Open Access
Smad3 gene C‐terminal phosphorylation site mutation aggravates CCl 4 ‐induced inflammation in mice
Author(s) -
Ding Hanyan,
Fang Meng,
Gong Yongfang,
Li Dong,
Zhang Chong,
Wen Guanghua,
Wu Chao,
Yang Jingjing,
Yang Yan
Publication year - 2020
Publication title -
journal of cellular and molecular medicine
Language(s) - English
Resource type - Journals
SCImago Journal Rank - 1.44
H-Index - 130
eISSN - 1582-4934
pISSN - 1582-1838
DOI - 10.1111/jcmm.15385
Subject(s) - phosphorylation , inflammation , mutation , biology , mutant , embryonic stem cell , liver disease , immunology , gene , microbiology and biotechnology , cancer research , genetics , biochemistry
Abstract The expression of C‐terminal phosphorylated Smad3 (pSmad3C) is down‐regulated with the progression of liver disease.
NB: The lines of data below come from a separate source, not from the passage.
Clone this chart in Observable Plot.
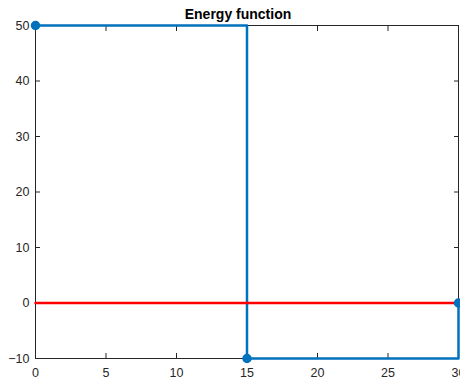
<!DOCTYPE html>
<html>
<head>
<meta charset="utf-8">
<script src="https://cdn.jsdelivr.net/npm/d3@7"></script>
<script src="https://cdn.jsdelivr.net/npm/@observablehq/plot@0.6"></script>
<style>
  html, body { margin: 0; padding: 0; background: #fff; }
  svg { display: block; }
</style>
</head>
<body>
<div id="chart"></div>
<script>
const title = "Energy function";
const xTicks = [0, 5, 10, 15, 20, 25, 30];
const yTicks = [-10, 0, 10, 20, 30, 40, 50];
const energyX = [0, 15, 15, 30, 30];
const energyY = [50, 50, -10, -10, 0];
const markerX = [0, 15, 30];
const markerY = [50, -10, 0];
const zeroX = [0, 30];
const zeroY = [0, 0];

const energy = energyX.map((x, i) => ({x, y: energyY[i]}));
const markers = markerX.map((x, i) => ({x, y: markerY[i]}));
const zero = zeroX.map((x, i) => ({x, y: zeroY[i]}));

const axisColor = "#262626";
const blue = "#0072BD";

const chart = Plot.plot({
  width: 460,
  height: 381,
  marginLeft: 35,
  marginRight: 2,
  marginTop: 25,
  marginBottom: 23,
  style: {fontFamily: "'Liberation Sans', Arial, Helvetica, sans-serif", fontSize: "12.5px", color: axisColor, background: "#fff"},
  x: {domain: [0, 30], ticks: xTicks},
  y: {domain: [-10, 50], ticks: yTicks},
  marks: [
    Plot.axisX(xTicks, {anchor: "bottom", tickSize: -5, tickPadding: 15, label: null, stroke: axisColor, fill: axisColor, fontSize: 12.5}),
    Plot.axisX(xTicks, {anchor: "top", tickSize: -5, tickFormat: () => "", label: null, stroke: axisColor}),
    Plot.axisY(yTicks, {anchor: "left", tickSize: -5, tickPadding: 11, label: null, stroke: axisColor, fill: axisColor, fontSize: 12.5}),
    Plot.axisY(yTicks, {anchor: "right", tickSize: -5, tickFormat: () => "", label: null, stroke: axisColor}),
    Plot.frame({stroke: axisColor, strokeWidth: 1}),
    Plot.line(energy, {x: "x", y: "y", stroke: blue, strokeWidth: 2.5, clip: false}),
    Plot.line(zero, {x: "x", y: "y", stroke: "#FF0000", strokeWidth: 2.5}),
    Plot.dot(markers, {x: "x", y: "y", r: 4, fill: blue, stroke: blue})
  ]
});

const svg = d3.select(chart);
svg.append("text")
  .attr("x", 238)
  .attr("y", 19)
  .attr("text-anchor", "middle")
  .attr("font-weight", "bold")
  .attr("font-size", 14)
  .attr("fill", "#000")
  .text(title);

document.getElementById("chart").appendChild(chart);
</script>
</body>
</html>
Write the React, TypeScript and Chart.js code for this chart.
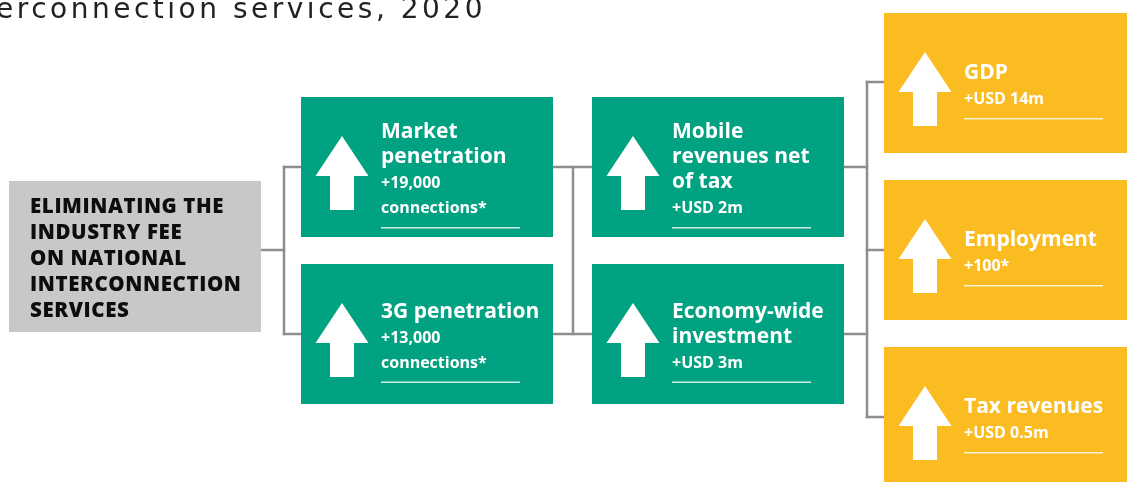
import React, { useEffect, useRef } from "react";
import { Chart, registerables } from "chart.js";

Chart.register(...registerables);

// ---------- content ----------
const titleText = "erconnection services, 2020";
const sourceLines = ["ELIMINATING THE", "INDUSTRY FEE", "ON NATIONAL", "INTERCONNECTION", "SERVICES"];

const stage1Titles = [["Market", "penetration"], ["3G penetration"]];
const stage1Values = [["+19,000", "connections*"], ["+13,000", "connections*"]];

const stage2Titles = [["Mobile", "revenues net", "of tax"], ["Economy-wide", "investment"]];
const stage2Values = [["+USD 2m"], ["+USD 3m"]];

const stage3Titles = [["GDP"], ["Employment"], ["Tax revenues"]];
const stage3Values = [["+USD 14m"], ["+100*"], ["+USD 0.5m"]];

// ---------- layout (chart value space == 1127 x 482) ----------
const W = 1127;
const H = 482;
const sourceBox = { x0: 9, x1: 261, y0: 181, y1: 332 };
const stage1X = [301, 553];
const stage2X = [592, 844];
const stage3X = [884, 1150];
const stage1Tops = [97, 264];
const stage2Tops = [97, 264];
const stage3Tops = [13, 180, 347];
const boxH = 140;

const GREEN = "#00a281";
const YELLOW = "#fbbc22";
const GREY_BOX = "#c8c8c8";
const LINK = "#8e8e8e";

// connector segments: [x0, y0, x1, y1]
const links: number[][] = [
  [261, 250, 284, 250],
  [284, 167, 284, 334],
  [284, 167, 301, 167],
  [284, 334, 301, 334],
  [553, 167, 592, 167],
  [553, 334, 592, 334],
  [573, 167, 573, 334],
  [844, 167, 867, 167],
  [844, 334, 867, 334],
  [867, 82, 867, 417],
  [867, 82, 884, 82],
  [867, 250, 884, 250],
  [867, 417, 884, 417],
];

type Node = { x0: number; x1: number; y0: number; y1: number; color: string; titles: string[]; values: string[] };

function buildNodes(): Node[] {
  const out: Node[] = [];
  stage1Tops.forEach((t, i) =>
    out.push({ x0: stage1X[0], x1: stage1X[1], y0: t, y1: t + boxH, color: GREEN, titles: stage1Titles[i], values: stage1Values[i] })
  );
  stage2Tops.forEach((t, i) =>
    out.push({ x0: stage2X[0], x1: stage2X[1], y0: t, y1: t + boxH, color: GREEN, titles: stage2Titles[i], values: stage2Values[i] })
  );
  stage3Tops.forEach((t, i) =>
    out.push({ x0: stage3X[0], x1: stage3X[1], y0: t, y1: t + boxH, color: YELLOW, titles: stage3Titles[i], values: stage3Values[i] })
  );
  return out;
}

const FONT = "'Open Sans', 'Liberation Sans', sans-serif";

const diagramPlugin = {
  id: "diagram",
  afterDraw(chart: any) {
    const ctx: CanvasRenderingContext2D = chart.ctx;
    const xs = chart.scales.x;
    const ys = chart.scales.y;
    const sx = (v: number) => xs.getPixelForValue(v);
    const sy = (v: number) => ys.getPixelForValue(v);
    ctx.save();

    // title (cut off at left edge)
    ctx.fillStyle = "#222222";
    ctx.font = `400 28px 'DejaVu Sans', ${FONT}`;
    ctx.textAlign = "left";
    ctx.textBaseline = "alphabetic";
    const target = 490;
    (ctx as any).letterSpacing = "0px";
    const m = ctx.measureText(titleText).width;
    const ls = (target - m) / titleText.length;
    (ctx as any).letterSpacing = `${ls}px`;
    ctx.fillText(titleText, sx(-4), sy(18));
    (ctx as any).letterSpacing = "0px";

    // connectors
    ctx.strokeStyle = LINK;
    ctx.lineWidth = 2.5;
    ctx.lineCap = "square";
    links.forEach(([a, b, c, d]) => {
      ctx.beginPath();
      ctx.moveTo(sx(a), sy(b));
      ctx.lineTo(sx(c), sy(d));
      ctx.stroke();
    });

    // source box
    ctx.fillStyle = GREY_BOX;
    ctx.fillRect(sx(sourceBox.x0), sy(sourceBox.y0), sx(sourceBox.x1) - sx(sourceBox.x0), sy(sourceBox.y1) - sy(sourceBox.y0));
    ctx.fillStyle = "#0d0d0d";
    ctx.font = `800 20.5px ${FONT}`;
    (ctx as any).letterSpacing = "0.6px";
    sourceLines.forEach((ln, i) => {
      ctx.fillText(ln, sx(sourceBox.x0 + 21), sy(213 + i * 26));
    });
    (ctx as any).letterSpacing = "0px";

    // effect boxes
    buildNodes().forEach((n) => {
      ctx.fillStyle = n.color;
      ctx.fillRect(sx(n.x0), sy(n.y0), sx(n.x1) - sx(n.x0), sy(n.y1) - sy(n.y0));
      // arrow
      const cx = n.x0 + 41;
      ctx.fillStyle = "#ffffff";
      ctx.beginPath();
      ctx.moveTo(sx(cx), sy(n.y0 + 39));
      ctx.lineTo(sx(cx + 26.5), sy(n.y0 + 79));
      ctx.lineTo(sx(cx + 12), sy(n.y0 + 79));
      ctx.lineTo(sx(cx + 12), sy(n.y0 + 113));
      ctx.lineTo(sx(cx - 12), sy(n.y0 + 113));
      ctx.lineTo(sx(cx - 12), sy(n.y0 + 79));
      ctx.lineTo(sx(cx - 26.5), sy(n.y0 + 79));
      ctx.closePath();
      ctx.fill();

      // text block
      const lines = [...n.titles.map((t) => ({ t, big: true })), ...n.values.map((t) => ({ t, big: false }))];
      const baselines: number[] = [];
      let b = 16;
      lines.forEach((l, i) => {
        if (i > 0) b += 25;
        baselines.push(b);
      });
      const ul = b + 14.5;
      const capTop = n.y0 + 78 - ul / 2;
      const tx = n.x0 + 80;
      lines.forEach((l, i) => {
        ctx.font = l.big ? `bold 21px ${FONT}` : `bold 16px ${FONT}`;
        ctx.fillText(l.t, sx(tx), sy(capTop + baselines[i]));
      });
      ctx.strokeStyle = "rgba(255,255,255,0.8)";
      ctx.lineWidth = 1.5;
      ctx.lineCap = "butt";
      ctx.beginPath();
      ctx.moveTo(sx(tx), sy(capTop + ul));
      ctx.lineTo(sx(tx + 139), sy(capTop + ul));
      ctx.stroke();
    });

    ctx.restore();
  },
};

export default function App() {
  const ref = useRef<HTMLCanvasElement | null>(null);
  useEffect(() => {
    if (!ref.current) return;
    const chart = new Chart(ref.current, {
      type: "scatter",
      data: { datasets: [{ data: [], pointRadius: 0 }] },
      options: {
        animation: false,
        responsive: false,
        devicePixelRatio: 1,
        layout: { padding: 0 },
        plugins: { legend: { display: false }, tooltip: { enabled: false } },
        scales: {
          x: { type: "linear", min: 0, max: W, display: false },
          y: { type: "linear", min: 0, max: H, reverse: true, display: false },
        },
      },
      plugins: [diagramPlugin],
    });
    return () => chart.destroy();
  }, []);
  return (
    <div style={{ position: "fixed", left: 0, top: 0, width: W, height: H, background: "#ffffff" }}>
      <canvas ref={ref} width={W} height={H} style={{ display: "block" }} />
    </div>
  );
}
Thus, we hypothesized that pSmad3C expression may be negatively related to liver disease. To develop novel therapeutic strategies, a suitable animal model is required that will allow researchers to study the effect of Smad3 domain‐specific phosphorylation on liver disease progression. The current study aimed to construct a new mouse model with the Smad3 C‐terminal phosphorylation site mutation and to explore the effects of this mutation on CCl 4 ‐induced inflammation. Smad3 C‐terminal phosphorylation site mutant mice were generated using TetraOne™ gene fixed‐point knock‐in technology and embryonic stem cell microinjection. Resulting mice were identified by genotyping, and the effects on inflammation were explored in the presence or absence of CCl 4 . No homozygous mice were born, indicating that the mutation is embryonic lethal. There was no significant difference in liver phenotype and growth between the wild‐type (WT) and heterozygous (HT) mice in the absence of reagent stimulation. After CCl 4 ‐induced acute and chronic liver damage, liver pathology, serum transaminase (ALT/AST) expression and levels of inflammatory factors (IL‐6/TNF‐α) were more severely altered in HT mice than in WT mice. Furthermore, pSmad3C protein levels were lower in liver tissue from HT mice. These results suggest that Smad3 C‐terminal phosphorylation may have a protective effect during the early stages of liver injury. In summary, we have generated a new animal model that will be a novel tool for future research on the effects of Smad3 domain‐specific phosphorylation on liver disease progression.